The proposed investment in stores is also worth less year and in total than the capital already set aside by king for new stores/re-fits and thats with keeping hold of the property, so its a win-win situation. especially after the recent first quarter results showing et another consecutive quarter of growth, I reckon shareholders would be much better sticking with what they know and try to prevent this buy-out, and i hope that the sainsbury family are successful in fighting this bid.
Perhaps the main threat to this is robert teng.... whatever's stake in the company as he has already pushed for this type of splitting strategy in the recent past, and he suceeded in kicking up a fuss in the board room.
however my views are biased as Iam a employee at sainsburys, and iam proud of what we are acheiving, and delivering to our shareholders, and im not confident that the delta 2 proposal as i understand it is the best option

  • 19.
  • At 12:44 PM on 07 Sep 2007,
  • james wrote:

hello i love this website

  • 20.
  • At 10:14 PM on 09 Sep 2007,
  • lynn wrote:

yes diane, what will happen to the jacksons pension scheme??? and contracts too for that matter?? they can't even provide us with sainsburys uniforms can they??but going on the above hoo ha.. (apostrophes and all!!!!!)we will probably be getting new bosses first.

  • 21.
  • At 10:58 AM on 20 Sep 2007,
  • alan jones wrote:

I have a lot of cash in Sainsbury's bank.

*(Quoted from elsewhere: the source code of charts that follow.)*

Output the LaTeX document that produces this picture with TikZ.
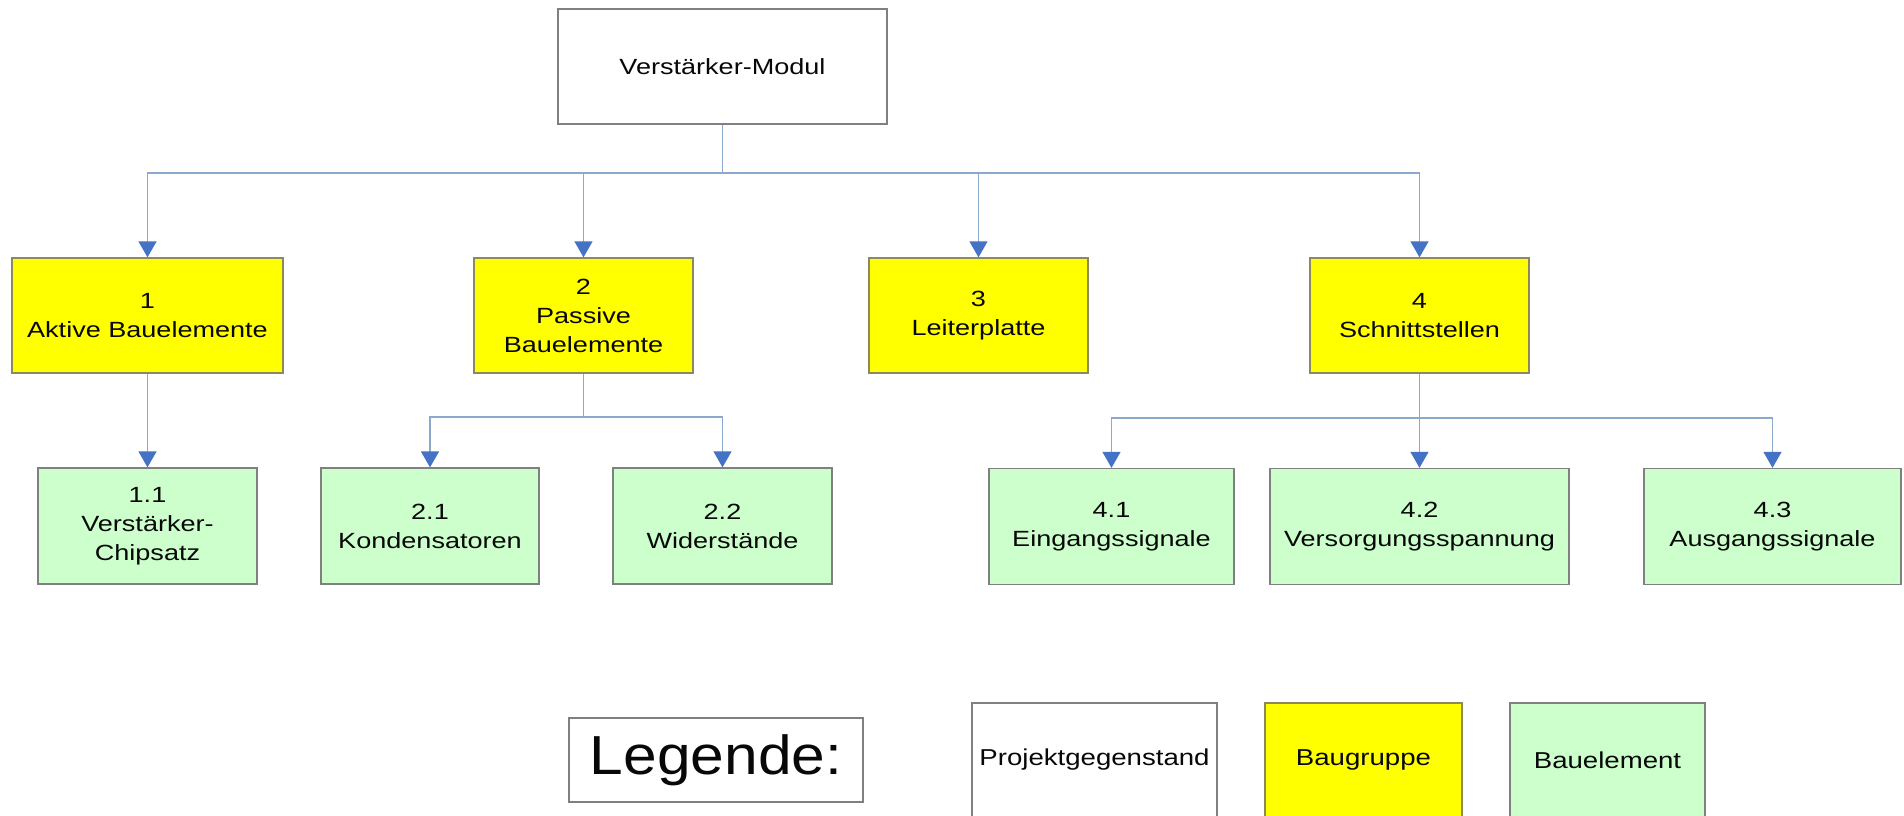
\documentclass[tikz,border=0pt]{standalone}
\usepackage{fontspec}
\setmainfont{Liberation Sans}[FakeStretch=1.23]
\newfontfamily\legendfont{Liberation Sans}[FakeStretch=1.1]
\newfontfamily\keyfont{Liberation Sans}[FakeStretch=1.2]
\usetikzlibrary{arrows.meta}
\definecolor{connc}{RGB}{140,168,204}
\definecolor{tipc}{RGB}{68,114,196}
\definecolor{grpc}{RGB}{255,255,0}
\definecolor{elemc}{RGB}{204,255,204}
\definecolor{edgec}{RGB}{128,128,128}
\definecolor{grpedge}{RGB}{140,138,90}
\definecolor{txtc}{RGB}{8,8,8}

\begin{document}
\begin{tikzpicture}[x=1pt,y=-1pt,
  box/.style={draw=edgec, line width=1.3pt, inner sep=0pt, align=center,
    text=txtc, font=\fontsize{22}{29}\selectfont},
  proj/.style={box, fill=white},
  grp/.style={box, fill=grpc, draw=grpedge, minimum width=219pt, minimum height=115pt},
  elem/.style={box, fill=elemc, minimum height=116pt},
  key/.style={box, minimum height=114pt, font=\keyfont\fontsize{23}{28}\selectfont},
  conn/.style={draw=connc, line width=1.3pt},
  arr/.style={conn, -{Triangle[width=18pt,length=16pt,color=tipc]}},
]
\clip (0,0) rectangle (1904,815);
\fill[white] (0,0) rectangle (1904,815);

% top level
\node[proj, minimum width=329pt, minimum height=115pt] (root) at (722.5,66.5) {Verstärker-Modul};

% assemblies
\node[grp, minimum width=271pt] (b1) at (147.5,315.5) {1\\Aktive Bauelemente};
\node[grp] (b2) at (583.5,315.5) {2\\Passive\\Bauelemente};
\node[grp] (b3) at (978.5,315.5) {3\\Leiterplatte};
\node[grp] (b4) at (1419.5,315.5) {4\\Schnittstellen};

% components
\node[elem, minimum width=219pt] (b11) at (147.5,526) {1.1\\Verstärker-\\Chipsatz};
\node[elem, minimum width=218pt] (b21) at (430,526) {2.1\\Kondensatoren};
\node[elem, minimum width=219pt] (b22) at (722.5,526) {2.2\\Widerstände};
\node[elem, minimum width=245pt] (b41) at (1111.5,526.5) {4.1\\Eingangssignale};
\node[elem, minimum width=299pt] (b42) at (1419.5,526.5) {4.2\\Versorgungsspannung};
\node[elem, minimum width=257pt] (b43) at (1772.5,526.5) {4.3\\Ausgangssignale};

% junctions of the connector trees
\coordinate (j0) at (722.5,173);
\coordinate (j2) at (583.5,417);
\coordinate (j4) at (1419.5,418);

\draw[conn] (root.south) -- (j0);
\draw[arr] (j0) -| (b1.north);
\draw[arr] (j0) -| (b2.north);
\draw[arr] (j0) -| (b3.north);
\draw[arr] (j0) -| (b4.north);

\draw[arr] (b1.south) -- (b11.north);

\draw[conn] (b2.south) -- (j2);
\draw[arr] (j2) -| (b21.north);
\draw[arr] (j2) -| (b22.north);

\draw[conn] (b4.south) -- (j4);
\draw[arr] (j4) -| (b41.north);
\draw[arr] (j4) -- (b42.north);
\draw[arr] (j4) -| (b43.north);

% legend
\node[proj, minimum width=294pt, minimum height=84pt, font=\legendfont\fontsize{55}{60}\selectfont] (leg) at (716,760) {Legende:};
\node[key, fill=white, minimum width=245pt] (kp) at (1094.5,760) {Projektgegenstand};
\node[key, fill=grpc, draw=grpedge, minimum width=197pt] (kg) at (1363.5,760) {Baugruppe};
\node[key, fill=elemc, minimum width=195pt] (ke) at (1607.5,760) {Bauelement};
\end{tikzpicture}
\end{document}
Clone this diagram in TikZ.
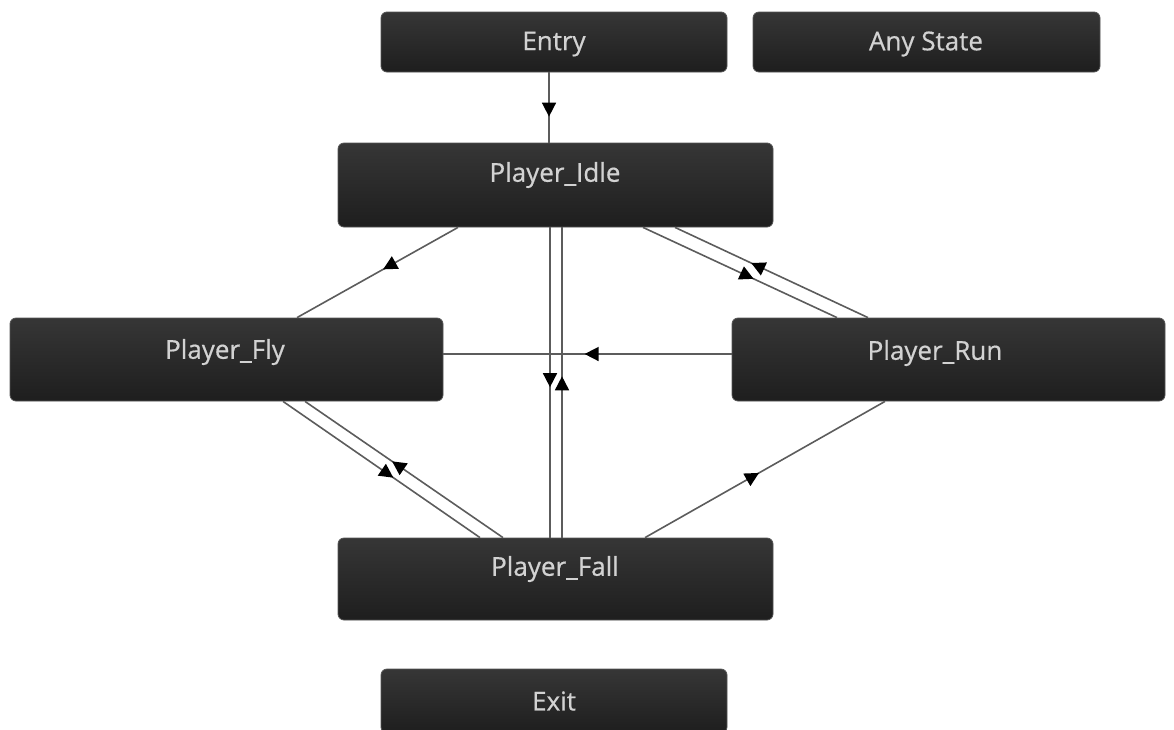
\documentclass[tikz,border=0pt]{standalone}
\usepackage{fontspec}
\setmainfont{Open Sans}
\newfontfamily\lblfont[FakeBold=0.6]{Open Sans}
\usetikzlibrary{arrows.meta,decorations.markings,calc}
\definecolor{boxtop}{HTML}{363636}
\definecolor{boxbot}{HTML}{1E1E1E}
\definecolor{boxedge}{HTML}{555555}
\definecolor{txt}{HTML}{D2D2D2}
\definecolor{wire}{HTML}{5C5C5C}
\tikzset{
  statebox/.style={rounded corners=6pt, draw=boxedge, line width=0.8pt,
    top color=boxtop, bottom color=boxbot, inner sep=0pt},
  lbl/.style={text=txt, font=\lblfont\fontsize{26}{30}\selectfont, inner sep=0pt},
  trans/.style={draw=wire, line width=1.6pt,
    postaction={decorate},
    decoration={markings, mark=at position #1 with {\arrow{Triangle[length=14pt,width=14pt,color=black]}}}},
  trans/.default=0.5,
}
\begin{document}
\begin{tikzpicture}[x=1pt,y=-1pt]
\useasboundingbox (0,0) rectangle (1174,729);
% boxes
\node[statebox, minimum width=346pt, minimum height=60pt] (entry) at (554,42) {};
\node[statebox, minimum width=347pt, minimum height=60pt] (any) at (926.5,42) {};
\node[statebox, minimum width=435pt, minimum height=84pt] (idle) at (555.5,185) {};
\node[statebox, minimum width=433pt, minimum height=83pt] (fly) at (226.5,359.5) {};
\node[statebox, minimum width=433pt, minimum height=83pt] (run) at (948.5,359.5) {};
\node[statebox, minimum width=435pt, minimum height=82pt] (fall) at (555.5,579) {};
\node[statebox, minimum width=346pt, minimum height=64pt] (exit) at (554,701) {};
% labels
\node[lbl] (tentry) at (554,44) {Entry};
\node[lbl] (tany) at (926,44) {Any State};
\node[lbl] (tidle) at (555,175) {Player\_Idle};
\node[lbl] (tfly) at (225,352) {Player\_Fly};
\node[lbl] (trun) at (935,353) {Player\_Run};
\node[lbl] (tfall) at (555,569) {Player\_Fall};
\node[lbl] (texit) at (554,701) {Exit};
% transitions
\draw[trans=0.63] ([xshift=-5pt]entry.south) -- ([xshift=-6.5pt]idle.north);
\draw[trans=0.465] ([xshift=-97.5pt]idle.south) -- ([xshift=70.5pt]fly.north);
\draw[trans=0.57] ([xshift=87.5pt]idle.south) -- ([xshift=-111.5pt]run.north);
\draw[trans=0.605] ([xshift=-80.5pt]run.north) -- ([xshift=119.5pt]idle.south);
\draw[trans=0.51] ([yshift=5.5pt]run.west) -- ([yshift=5.5pt]fly.east);
\draw[trans=0.515] ([xshift=-5.5pt]idle.south) -- ([xshift=-5.5pt]fall.north);
\draw[trans=0.52] ([xshift=6.5pt]fall.north) -- ([xshift=6.5pt]idle.south);
\draw[trans=0.56] ([xshift=56.5pt]fly.south) -- ([xshift=-75.5pt]fall.north);
\draw[trans=0.56] ([xshift=-52.5pt]fall.north) -- ([xshift=78.5pt]fly.south);
\draw[trans=0.475] ([xshift=89.5pt]fall.north) -- ([xshift=-63.5pt]run.south);
\end{tikzpicture}
\end{document}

If a leveraged purchase of the business went through then I will transfer my money to somewhere less risky.

  • 22.
  • At 01:01 PM on 10 Oct 2007,
  • darryl wrote:

As someone who has a pension from Sainsbury's, and on which I shall be dependent for the next 10-30 years, I'm concerned about the security of the pension fund, if/when JS falls into the hands of the Qataris.

I think the pension fund trustees should be absolutely rigorous in safeguarding the pensions of all their retired and current employees who are in the company's pension funds.